I'm doing the same one! Except I'm doing it as a memorial for a friend from her son's clothing. That limits my colors but it still isn't bad.


----------



## QuiltingLady2 (Jan 3, 2007)

Very nice. Did you quilt it yourself or longarm it? I loved the scrappy look of the second one. Into scrappy right now. Found a wonderful site with free to use patterns. Getting ready now for a quilt retreat with our guild. 60 wild and wonderfully creative folks are headed to the woods for 4 days of uninterupted quilting. I have lots of scrappy started quilts to work on and hopefully finish.


----------



## mamajohnson (Nov 27, 2002)

oh, nice! I like that pattern.


----------



## Texasdirtdigger (Jan 17, 2010)

I'm dizzy............but, I LIKE IT!! lol!

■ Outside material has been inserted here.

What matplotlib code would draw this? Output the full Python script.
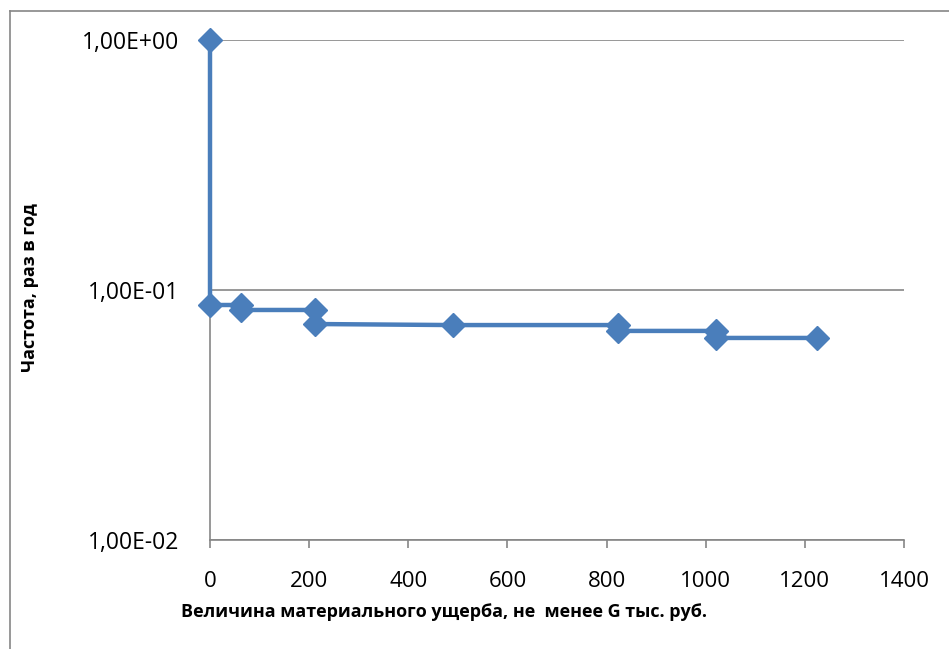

No, really... beautiful job ... it does make you smile!!!


----------



## Marsha (May 11, 2002)

I love it! What a different twist to the nine patch!


Marsha


----------



## CJ (May 10, 2002)

OH wow that's an awesome quilt, is that block hard to do?


----------



## DW (May 10, 2002)

I copied the pattern...looks easy for someone who quilts lots...like you, CJ.


----------



## claytonpiano (Feb 3, 2005)

I love it! It seems so "happy."


----------



## stirfamily (Jun 18, 2002)

Lovely quilt. I love 9 patches too. Your's is great!
Karen in NE Indiana


----------



## Miz Mary (Feb 15, 2003)

Beautiful !!


----------



## Txsteader (Aug 22, 2005)

I'm not a quilter but, you're right......it does make you smile. 

Great job!!


----------



## farmwoman59 (Aug 7, 2008)

I have to ask - how hard is that block to do? I've been quilting about 3 years now and still consider myself to be very much a beginner. IOW, I don't even do triangles!


----------



## MacaReenie (Mar 1, 2008)

Thanks everyone!

quiltinglady..I haven't quilted it yet, but when I do it will be on my Janome. I don't have a longarm machine.

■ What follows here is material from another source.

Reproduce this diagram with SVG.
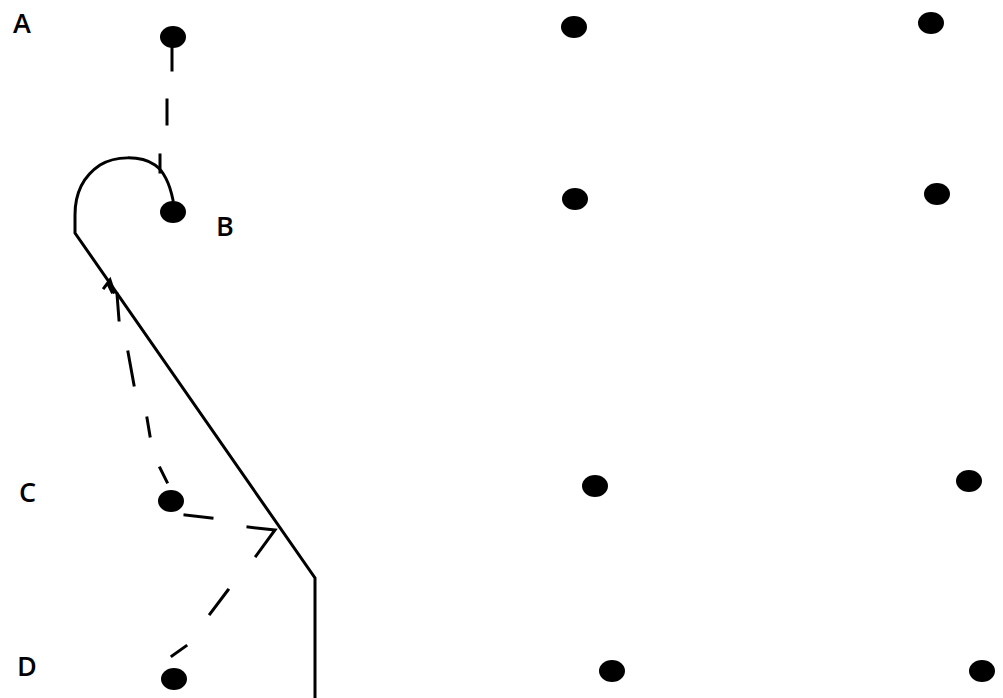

cj and farmwoman..this one is definitely doable..even for a beginner. The most challenging part was doing the squaring up at the end, but even that wasn't too difficult. Angie has this one listed as one of the choices of the sew along down in the swap section, so if you decide to try it out, go on there. I will be reading so can help out if needed!!


----------